The vice-chairmen of the nation's top political advisory body extended congratulations to newly-elected Election Committee members, saying the election on Sunday marked a new milestone towards good governance in the city.

Their remarks came after the 2021 Election Committee Subsector Ordinary Election in Hong Kong, the first polls under the city's new electoral system, was held on Sunday.

The Election Committee, expanded from 1,200 members to 1,500, is tasked with nominating candidates for chief executive and the 90-member Legislative Council, and electing the chief executive and 40 lawmakers.

Tung Chee-hwa, vice-chairman of the National Committee of the Chinese People's Political Consultative Conference, said in a statement that the newly-constituted Election Committee fully reflects the principle of broader representation, which will better take into account the city's overall interests and contribute to the future political and economic development of Hong Kong.

Tung, who was the first Chief Executive of the city, said he believed the elected members will stay true to the original aspiration of "patriots administering Hong Kong", and actively develop the city's economy and people's livelihood.

Leung Chun-ying, also vice-chairman of the National Committee of the CPPCC and Hong Kong's former chief executive, wrote in his blog the election on Sunday, the first of the city's three major elections, holds a decisive impact for the two future elections – the Chief Executive election in March and the Legislative election in December, as the elected committee members would be responsible for electing the next city's leader and some of the city's lawmakers.

Leung noted the improved electoral system has brought changes not only to the way the election is held, but also changed the way elected members discharged their duties.
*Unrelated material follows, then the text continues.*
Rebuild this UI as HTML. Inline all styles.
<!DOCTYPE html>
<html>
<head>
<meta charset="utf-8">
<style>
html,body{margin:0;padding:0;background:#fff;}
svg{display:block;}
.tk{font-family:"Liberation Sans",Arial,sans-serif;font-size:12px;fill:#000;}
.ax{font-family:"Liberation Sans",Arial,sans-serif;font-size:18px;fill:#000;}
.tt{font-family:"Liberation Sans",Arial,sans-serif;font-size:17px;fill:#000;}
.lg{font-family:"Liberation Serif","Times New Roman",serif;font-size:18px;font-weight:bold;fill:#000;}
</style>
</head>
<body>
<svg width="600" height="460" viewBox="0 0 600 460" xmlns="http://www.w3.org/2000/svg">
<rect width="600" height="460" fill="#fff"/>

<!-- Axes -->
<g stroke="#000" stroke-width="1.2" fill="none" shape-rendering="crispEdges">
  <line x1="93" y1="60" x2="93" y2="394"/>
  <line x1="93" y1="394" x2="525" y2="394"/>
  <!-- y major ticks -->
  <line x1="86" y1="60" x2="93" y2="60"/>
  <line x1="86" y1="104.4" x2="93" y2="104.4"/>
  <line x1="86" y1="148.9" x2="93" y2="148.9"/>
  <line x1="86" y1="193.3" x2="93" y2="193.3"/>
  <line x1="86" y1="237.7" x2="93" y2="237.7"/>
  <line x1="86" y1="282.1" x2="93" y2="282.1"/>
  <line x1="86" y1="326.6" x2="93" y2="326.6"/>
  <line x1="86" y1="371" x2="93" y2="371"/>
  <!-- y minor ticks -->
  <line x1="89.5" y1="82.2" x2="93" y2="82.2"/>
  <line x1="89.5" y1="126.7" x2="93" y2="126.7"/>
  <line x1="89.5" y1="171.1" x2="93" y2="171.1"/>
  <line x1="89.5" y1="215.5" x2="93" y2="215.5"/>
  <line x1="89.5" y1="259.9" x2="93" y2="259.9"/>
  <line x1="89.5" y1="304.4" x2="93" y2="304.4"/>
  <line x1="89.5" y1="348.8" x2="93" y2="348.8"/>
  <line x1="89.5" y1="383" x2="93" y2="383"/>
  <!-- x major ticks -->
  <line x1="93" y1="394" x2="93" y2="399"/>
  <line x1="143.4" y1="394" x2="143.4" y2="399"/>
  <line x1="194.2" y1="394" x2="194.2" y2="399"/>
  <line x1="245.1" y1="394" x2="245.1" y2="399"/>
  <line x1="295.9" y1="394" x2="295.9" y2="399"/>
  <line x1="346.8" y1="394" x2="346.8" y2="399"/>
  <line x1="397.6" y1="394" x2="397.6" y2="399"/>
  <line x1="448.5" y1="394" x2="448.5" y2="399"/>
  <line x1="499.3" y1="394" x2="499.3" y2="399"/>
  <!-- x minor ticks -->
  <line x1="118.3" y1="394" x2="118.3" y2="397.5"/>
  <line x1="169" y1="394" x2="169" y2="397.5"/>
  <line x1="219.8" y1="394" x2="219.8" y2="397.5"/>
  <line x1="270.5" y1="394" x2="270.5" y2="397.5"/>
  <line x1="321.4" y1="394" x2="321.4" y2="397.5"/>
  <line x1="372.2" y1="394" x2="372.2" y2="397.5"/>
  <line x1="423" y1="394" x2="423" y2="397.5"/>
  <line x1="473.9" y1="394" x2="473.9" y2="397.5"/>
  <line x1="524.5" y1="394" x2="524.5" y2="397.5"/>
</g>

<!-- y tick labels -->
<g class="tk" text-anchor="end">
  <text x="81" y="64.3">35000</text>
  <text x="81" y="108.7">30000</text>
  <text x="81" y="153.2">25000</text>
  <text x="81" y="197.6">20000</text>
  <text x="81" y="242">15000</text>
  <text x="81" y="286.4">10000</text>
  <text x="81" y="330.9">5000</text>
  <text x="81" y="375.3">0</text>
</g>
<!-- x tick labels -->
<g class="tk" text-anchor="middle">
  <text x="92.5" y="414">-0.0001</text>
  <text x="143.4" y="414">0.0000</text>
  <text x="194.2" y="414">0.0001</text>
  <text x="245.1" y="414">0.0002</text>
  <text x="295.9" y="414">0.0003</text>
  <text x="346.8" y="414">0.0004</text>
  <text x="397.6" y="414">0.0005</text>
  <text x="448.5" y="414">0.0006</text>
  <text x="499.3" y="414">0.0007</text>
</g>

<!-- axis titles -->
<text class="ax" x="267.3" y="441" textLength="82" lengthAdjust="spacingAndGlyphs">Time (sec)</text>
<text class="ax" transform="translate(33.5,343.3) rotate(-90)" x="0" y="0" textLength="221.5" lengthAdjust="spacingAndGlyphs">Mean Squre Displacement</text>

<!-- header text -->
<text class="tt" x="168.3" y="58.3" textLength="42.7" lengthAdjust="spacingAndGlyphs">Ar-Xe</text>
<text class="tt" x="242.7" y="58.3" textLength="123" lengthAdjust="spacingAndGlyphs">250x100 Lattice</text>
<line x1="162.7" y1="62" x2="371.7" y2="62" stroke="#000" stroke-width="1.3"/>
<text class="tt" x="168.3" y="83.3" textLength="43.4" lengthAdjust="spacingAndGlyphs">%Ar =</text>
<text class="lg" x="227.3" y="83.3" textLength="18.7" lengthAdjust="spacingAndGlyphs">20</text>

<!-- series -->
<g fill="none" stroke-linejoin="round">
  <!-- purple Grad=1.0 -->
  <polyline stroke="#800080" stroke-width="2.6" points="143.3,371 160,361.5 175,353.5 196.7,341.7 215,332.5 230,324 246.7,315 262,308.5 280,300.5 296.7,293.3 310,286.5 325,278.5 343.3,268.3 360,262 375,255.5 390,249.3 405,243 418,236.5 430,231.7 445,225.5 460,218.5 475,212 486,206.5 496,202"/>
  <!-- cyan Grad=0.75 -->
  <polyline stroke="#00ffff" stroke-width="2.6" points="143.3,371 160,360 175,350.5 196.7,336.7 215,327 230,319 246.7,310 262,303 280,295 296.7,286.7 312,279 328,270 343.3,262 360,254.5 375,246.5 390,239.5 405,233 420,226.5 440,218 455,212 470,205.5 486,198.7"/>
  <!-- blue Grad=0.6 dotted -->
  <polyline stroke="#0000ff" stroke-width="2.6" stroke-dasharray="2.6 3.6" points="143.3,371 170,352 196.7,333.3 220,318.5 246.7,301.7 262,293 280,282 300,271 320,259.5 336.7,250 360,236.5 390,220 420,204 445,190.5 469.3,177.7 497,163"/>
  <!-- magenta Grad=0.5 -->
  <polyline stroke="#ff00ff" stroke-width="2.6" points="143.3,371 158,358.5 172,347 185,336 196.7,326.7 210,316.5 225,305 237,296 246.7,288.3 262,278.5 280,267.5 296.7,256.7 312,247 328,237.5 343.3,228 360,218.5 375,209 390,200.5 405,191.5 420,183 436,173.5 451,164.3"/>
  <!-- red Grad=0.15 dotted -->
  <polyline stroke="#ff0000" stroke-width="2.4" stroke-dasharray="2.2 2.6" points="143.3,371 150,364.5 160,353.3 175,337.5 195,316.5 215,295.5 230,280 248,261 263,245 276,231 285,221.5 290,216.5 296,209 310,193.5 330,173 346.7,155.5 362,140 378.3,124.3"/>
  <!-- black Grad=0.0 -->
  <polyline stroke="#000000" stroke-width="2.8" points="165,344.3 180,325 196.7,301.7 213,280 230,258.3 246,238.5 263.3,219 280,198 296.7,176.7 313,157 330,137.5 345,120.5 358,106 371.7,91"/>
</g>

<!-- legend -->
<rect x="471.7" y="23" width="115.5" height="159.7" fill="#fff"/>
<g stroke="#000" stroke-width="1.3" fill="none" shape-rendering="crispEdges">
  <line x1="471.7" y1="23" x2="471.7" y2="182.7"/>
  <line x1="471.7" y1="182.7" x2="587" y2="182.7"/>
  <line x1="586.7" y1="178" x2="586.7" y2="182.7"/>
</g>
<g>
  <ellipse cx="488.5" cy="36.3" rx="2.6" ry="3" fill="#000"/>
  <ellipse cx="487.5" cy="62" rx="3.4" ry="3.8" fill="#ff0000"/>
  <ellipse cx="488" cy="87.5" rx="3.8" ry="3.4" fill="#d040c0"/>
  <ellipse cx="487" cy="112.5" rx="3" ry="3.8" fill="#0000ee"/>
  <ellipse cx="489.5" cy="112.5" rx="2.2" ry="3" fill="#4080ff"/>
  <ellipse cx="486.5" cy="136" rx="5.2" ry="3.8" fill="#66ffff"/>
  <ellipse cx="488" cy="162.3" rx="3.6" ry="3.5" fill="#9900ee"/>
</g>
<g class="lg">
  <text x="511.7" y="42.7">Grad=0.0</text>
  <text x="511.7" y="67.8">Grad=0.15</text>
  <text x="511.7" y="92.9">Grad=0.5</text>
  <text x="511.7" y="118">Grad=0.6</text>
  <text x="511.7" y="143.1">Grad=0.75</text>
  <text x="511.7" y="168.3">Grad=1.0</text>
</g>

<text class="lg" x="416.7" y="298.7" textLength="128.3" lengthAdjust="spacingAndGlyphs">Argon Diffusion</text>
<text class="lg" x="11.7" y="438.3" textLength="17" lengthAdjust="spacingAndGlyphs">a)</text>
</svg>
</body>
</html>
For the past few weeks, many members, including some automatically elected, have made efforts to walk into the community to meet with the grassroots, he observed. This is how candidates for the city's chief executive and lawmakers should act – bearing in mind the interest of the public, he added.

That's the real and genuine democracy – serving and making sacrifices for the interests of the public –and that spirit is sure to be highlighted in the next two elections, he said.